Sem os dados de velocidade, o piloto automático do avião foi desligado e os pilotos de verdade passaram a controlar a aeronave. Com apenas quatro minutos para agir, em situação estressante e sem qualquer informação confiável, falharam nas tentativas de contornar o problema, perdendo o controle do avião.
Construção e uso multidisciplinares
O estudo desenvolvido na Coppe é dividido em três iniciativas paralelas: a construção de um túnel de vento climático para testar os tubos de pitot, o aprimoramento dos instrumentos já existentes e a mudança nas técnicas de medição utilizadas atualmente nos sensores aeronáuticos.
A proposta mais ambiciosa do projeto é construir um túnel de vento onde se possa testar os tubos de pitot num cenário ao menos próximo àquele encontrado pela aviação civil hoje. Trata-se de uma construção vertical de 7,5 metros de comprimento e 3,5 metros de altura, feita de aço galvanizado, com isolamento de lã de vidro e acabamento externo constituído de uma película de PVC branco.
Nessa estrutura serão reproduzidas as condições climáticas – como temperatura, umidade e formação de gelo – encontradas em altitudes de até sete quilômetros, aproximadamente 20 mil pés.
De acordo com Freire, o túnel fomentará a interação entre diversas áreas e poderá ser utilizado em uma série de estudos. “O que temos aqui é interdisciplinar, na verdade, multidisciplinar, não só com relação à construção, mas também quanto ao uso, já que poderá ser utilizado para diversos outros propósitos”, ressalta.
Entre os setores que podem ser beneficiados está o de frigoríficos, meteorologia e ainda outras iniciativas na aeronáutica. Inclusive a Embraer já se mostrou interessada na utilização do túnel, conta o pesquisador.
Velha tecnologia, novos desafios
As outras duas metas do projeto ocorrem simultaneamente e de maneira complementar.

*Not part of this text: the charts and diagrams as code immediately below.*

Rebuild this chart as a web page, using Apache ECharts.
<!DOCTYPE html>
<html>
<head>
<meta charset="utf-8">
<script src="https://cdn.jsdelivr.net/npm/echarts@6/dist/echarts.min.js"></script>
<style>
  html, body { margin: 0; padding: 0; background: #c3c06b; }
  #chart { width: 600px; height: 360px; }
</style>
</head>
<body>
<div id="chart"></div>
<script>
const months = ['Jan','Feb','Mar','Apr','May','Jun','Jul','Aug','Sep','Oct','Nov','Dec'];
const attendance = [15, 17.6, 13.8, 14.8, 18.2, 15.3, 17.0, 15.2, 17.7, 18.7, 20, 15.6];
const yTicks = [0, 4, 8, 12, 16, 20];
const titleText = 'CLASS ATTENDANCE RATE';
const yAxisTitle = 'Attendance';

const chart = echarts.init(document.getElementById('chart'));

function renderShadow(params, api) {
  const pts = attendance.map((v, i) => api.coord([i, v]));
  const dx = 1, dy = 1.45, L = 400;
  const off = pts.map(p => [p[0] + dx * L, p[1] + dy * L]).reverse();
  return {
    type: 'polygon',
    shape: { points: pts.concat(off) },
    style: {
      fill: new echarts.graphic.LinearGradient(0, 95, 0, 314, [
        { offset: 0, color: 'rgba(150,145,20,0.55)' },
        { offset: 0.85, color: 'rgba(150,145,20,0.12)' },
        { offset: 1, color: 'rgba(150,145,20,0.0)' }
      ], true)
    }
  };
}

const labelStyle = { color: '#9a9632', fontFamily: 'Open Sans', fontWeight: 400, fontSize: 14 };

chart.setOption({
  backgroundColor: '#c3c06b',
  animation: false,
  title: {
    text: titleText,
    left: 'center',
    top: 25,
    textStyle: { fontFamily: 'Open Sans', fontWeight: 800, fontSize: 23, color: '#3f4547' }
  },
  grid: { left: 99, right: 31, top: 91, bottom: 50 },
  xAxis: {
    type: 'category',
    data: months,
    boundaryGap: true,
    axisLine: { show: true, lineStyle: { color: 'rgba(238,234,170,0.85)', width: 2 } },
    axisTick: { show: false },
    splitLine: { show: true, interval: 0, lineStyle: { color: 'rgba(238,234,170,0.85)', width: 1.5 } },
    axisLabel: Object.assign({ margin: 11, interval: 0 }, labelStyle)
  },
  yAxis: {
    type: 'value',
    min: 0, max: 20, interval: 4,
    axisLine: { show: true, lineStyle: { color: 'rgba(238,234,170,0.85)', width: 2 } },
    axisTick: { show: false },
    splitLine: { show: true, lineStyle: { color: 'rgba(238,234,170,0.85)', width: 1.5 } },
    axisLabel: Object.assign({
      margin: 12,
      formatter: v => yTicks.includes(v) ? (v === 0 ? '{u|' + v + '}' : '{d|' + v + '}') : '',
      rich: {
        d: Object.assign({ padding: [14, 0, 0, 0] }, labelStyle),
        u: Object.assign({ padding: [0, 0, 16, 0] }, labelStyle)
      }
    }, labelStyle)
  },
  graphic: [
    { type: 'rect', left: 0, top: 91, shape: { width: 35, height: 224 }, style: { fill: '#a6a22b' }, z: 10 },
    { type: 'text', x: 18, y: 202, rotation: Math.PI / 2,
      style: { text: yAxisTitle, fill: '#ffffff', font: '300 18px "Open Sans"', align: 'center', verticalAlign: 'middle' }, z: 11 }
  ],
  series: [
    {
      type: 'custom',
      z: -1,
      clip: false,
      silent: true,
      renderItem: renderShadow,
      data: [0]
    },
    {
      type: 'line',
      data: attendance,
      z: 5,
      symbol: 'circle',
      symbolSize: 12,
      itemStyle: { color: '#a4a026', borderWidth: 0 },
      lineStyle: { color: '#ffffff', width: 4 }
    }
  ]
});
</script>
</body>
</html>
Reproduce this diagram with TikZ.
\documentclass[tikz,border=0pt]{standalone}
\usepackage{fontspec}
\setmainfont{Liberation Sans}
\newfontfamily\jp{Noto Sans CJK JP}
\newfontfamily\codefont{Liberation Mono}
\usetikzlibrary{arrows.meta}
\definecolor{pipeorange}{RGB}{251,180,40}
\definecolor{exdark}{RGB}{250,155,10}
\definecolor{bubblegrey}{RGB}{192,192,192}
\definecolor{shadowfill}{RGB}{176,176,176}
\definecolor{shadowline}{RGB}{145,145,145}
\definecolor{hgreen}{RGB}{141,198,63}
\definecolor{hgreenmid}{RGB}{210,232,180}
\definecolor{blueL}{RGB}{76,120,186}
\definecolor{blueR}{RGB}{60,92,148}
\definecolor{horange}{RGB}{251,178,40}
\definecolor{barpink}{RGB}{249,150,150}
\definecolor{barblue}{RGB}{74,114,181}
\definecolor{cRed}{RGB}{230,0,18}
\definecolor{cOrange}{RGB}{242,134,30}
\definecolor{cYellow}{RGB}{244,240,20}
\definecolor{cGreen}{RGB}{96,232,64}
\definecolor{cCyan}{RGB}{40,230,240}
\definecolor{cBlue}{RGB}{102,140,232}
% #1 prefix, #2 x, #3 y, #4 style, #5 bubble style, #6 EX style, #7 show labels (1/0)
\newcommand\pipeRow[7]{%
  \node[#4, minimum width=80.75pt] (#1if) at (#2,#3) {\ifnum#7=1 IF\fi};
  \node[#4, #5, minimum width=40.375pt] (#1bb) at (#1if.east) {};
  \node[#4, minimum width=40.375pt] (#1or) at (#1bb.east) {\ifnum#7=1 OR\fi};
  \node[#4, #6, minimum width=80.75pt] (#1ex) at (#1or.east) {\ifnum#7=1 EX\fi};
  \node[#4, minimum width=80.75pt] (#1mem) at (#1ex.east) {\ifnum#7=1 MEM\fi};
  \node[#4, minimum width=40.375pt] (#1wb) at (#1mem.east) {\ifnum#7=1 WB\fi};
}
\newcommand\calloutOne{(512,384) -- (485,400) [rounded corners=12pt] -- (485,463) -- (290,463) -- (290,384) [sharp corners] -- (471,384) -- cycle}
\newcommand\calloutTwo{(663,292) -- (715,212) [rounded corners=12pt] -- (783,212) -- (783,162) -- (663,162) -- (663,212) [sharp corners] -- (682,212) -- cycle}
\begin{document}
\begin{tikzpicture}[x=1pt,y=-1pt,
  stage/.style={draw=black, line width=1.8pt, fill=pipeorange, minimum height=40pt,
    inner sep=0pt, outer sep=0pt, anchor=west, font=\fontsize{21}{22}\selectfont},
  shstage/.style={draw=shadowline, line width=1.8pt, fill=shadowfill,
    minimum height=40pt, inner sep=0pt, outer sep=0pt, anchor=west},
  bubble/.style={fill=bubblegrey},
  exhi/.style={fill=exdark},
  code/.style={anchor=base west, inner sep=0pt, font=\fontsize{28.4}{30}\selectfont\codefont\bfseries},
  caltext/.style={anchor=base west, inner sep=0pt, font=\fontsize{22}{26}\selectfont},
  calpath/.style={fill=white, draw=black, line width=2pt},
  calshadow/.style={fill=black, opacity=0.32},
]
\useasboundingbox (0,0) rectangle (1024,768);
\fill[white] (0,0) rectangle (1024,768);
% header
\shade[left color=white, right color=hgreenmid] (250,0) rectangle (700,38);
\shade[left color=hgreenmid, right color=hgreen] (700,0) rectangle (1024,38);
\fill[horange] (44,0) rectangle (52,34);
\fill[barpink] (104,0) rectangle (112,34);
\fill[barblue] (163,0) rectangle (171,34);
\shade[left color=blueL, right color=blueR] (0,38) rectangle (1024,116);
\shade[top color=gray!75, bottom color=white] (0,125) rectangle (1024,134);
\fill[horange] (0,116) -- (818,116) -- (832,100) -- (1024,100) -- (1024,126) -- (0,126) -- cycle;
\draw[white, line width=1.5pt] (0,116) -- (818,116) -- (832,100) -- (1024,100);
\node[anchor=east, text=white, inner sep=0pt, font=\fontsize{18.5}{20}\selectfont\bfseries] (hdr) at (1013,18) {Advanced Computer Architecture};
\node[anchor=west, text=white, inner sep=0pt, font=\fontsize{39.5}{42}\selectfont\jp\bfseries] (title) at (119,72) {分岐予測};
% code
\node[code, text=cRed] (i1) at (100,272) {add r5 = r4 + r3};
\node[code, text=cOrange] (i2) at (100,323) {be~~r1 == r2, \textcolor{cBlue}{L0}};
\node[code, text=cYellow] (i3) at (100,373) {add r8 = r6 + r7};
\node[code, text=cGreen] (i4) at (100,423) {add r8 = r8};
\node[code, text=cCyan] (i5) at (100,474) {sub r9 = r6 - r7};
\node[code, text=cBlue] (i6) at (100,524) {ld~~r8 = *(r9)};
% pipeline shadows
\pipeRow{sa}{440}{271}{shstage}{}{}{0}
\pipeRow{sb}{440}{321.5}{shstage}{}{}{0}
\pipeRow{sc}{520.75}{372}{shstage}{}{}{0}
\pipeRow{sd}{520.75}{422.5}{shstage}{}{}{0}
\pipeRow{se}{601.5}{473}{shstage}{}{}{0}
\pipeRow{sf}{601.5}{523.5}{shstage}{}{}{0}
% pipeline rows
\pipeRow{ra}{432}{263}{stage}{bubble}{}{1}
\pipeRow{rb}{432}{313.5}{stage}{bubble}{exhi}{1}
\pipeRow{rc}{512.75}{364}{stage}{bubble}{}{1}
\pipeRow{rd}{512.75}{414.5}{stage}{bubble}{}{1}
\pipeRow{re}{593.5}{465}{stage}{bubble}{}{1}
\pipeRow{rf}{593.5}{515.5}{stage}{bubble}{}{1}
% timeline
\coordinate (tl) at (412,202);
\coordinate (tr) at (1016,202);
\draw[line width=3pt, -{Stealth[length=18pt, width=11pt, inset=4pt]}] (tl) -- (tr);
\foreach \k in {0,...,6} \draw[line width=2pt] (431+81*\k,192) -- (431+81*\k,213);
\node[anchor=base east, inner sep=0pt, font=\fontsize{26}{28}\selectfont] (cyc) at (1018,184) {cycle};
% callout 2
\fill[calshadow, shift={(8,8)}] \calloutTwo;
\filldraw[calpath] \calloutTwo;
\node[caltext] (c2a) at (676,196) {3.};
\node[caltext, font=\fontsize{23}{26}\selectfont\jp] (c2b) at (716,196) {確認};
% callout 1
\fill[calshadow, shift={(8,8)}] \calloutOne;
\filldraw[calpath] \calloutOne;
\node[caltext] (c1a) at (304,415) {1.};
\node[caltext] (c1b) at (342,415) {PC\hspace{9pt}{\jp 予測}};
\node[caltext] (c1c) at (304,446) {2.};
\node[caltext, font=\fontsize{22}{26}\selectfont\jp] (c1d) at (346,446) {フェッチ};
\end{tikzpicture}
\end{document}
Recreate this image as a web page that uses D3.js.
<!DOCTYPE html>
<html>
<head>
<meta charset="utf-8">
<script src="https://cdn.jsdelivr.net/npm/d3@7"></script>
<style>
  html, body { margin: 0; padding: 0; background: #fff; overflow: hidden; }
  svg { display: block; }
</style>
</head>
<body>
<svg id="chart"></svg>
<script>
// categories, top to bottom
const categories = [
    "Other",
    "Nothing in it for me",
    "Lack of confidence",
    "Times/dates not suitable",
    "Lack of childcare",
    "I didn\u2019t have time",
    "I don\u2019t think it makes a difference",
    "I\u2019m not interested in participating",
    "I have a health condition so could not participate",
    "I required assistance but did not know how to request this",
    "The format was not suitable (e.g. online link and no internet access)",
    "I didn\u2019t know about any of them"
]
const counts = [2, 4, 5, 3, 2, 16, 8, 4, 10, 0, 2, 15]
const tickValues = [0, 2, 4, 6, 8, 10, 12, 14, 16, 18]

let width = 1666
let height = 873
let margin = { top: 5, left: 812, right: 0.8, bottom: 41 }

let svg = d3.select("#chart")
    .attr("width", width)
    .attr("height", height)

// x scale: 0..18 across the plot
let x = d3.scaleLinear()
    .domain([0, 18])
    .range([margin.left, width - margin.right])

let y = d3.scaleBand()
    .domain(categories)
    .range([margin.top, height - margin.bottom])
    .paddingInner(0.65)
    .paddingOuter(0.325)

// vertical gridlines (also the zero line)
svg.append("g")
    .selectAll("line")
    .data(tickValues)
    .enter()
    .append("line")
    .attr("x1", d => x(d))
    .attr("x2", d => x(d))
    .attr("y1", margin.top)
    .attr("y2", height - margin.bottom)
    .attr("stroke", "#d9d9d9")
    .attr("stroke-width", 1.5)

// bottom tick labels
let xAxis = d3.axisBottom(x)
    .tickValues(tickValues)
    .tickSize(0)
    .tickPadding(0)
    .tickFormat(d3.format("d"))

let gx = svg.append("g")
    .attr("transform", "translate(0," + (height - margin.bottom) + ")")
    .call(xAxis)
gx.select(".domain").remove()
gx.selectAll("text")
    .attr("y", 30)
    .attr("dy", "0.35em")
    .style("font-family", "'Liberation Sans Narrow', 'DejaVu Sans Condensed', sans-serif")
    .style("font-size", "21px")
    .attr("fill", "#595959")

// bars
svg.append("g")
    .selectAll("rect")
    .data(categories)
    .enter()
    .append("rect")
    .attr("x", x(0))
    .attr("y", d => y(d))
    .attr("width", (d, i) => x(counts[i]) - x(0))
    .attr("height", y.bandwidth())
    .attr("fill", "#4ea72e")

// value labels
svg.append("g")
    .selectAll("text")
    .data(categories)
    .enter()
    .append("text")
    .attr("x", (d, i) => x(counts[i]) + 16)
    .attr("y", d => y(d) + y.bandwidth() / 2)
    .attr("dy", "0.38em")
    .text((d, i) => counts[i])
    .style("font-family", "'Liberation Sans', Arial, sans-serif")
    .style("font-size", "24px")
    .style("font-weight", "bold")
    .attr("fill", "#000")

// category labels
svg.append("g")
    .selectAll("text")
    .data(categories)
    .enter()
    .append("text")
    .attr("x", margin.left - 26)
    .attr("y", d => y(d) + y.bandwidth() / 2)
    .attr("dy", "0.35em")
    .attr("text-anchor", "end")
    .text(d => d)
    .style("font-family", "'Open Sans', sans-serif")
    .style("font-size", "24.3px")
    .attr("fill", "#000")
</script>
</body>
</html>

Os pesquisadores vão repensar a velha técnica de funcionamento dos tubos de pitot, aproveitando o que funciona bem e alterando o que ainda deixa a desejar.
“O equipamento pode ser melhorado de diversas maneiras, como na escolha de outros materiais, geometrias e técnicas de aquecimento”, reforça Cotta.
Em aviões comerciais de grande porte, como o do voo AF 447, existem três tubos de pitot que oferecem uma suposta redundância dos sistemas. Mas, por serem iguais e terem as mesmas características, todas as unidades, sob as mesmas condições climáticas, são suscetíveis aos mesmos problemas.
“Se um pitot congelar em uma determinada situação, os demais estarão suscetiveis à mesma falha”, diz Cotta. “O que queremos é que haja mais de uma técnica de medida de velocidade disponível em voos comerciais, não mais uma redundância de número do mesmo instrumento.”
Por isso os pesquisadores também pretendem desenvolver técnicas e instrumentos completamente novos. Uma das possibilidades consideradas é a elaboração de medidores menores, que exigiriam um consumo de energia mais baixo para prevenir seu congelamento. A ideia é que esses microsensores possam medir a velocidade não só nos três pontos já monitorados, mas em outros distribuídos pelo avião.
“Acho que está na hora de fazermos uma contribuição científica que traga um estímulo à inovação tecnológica nessa área em um curto espaço de tempo”, conclui Freire.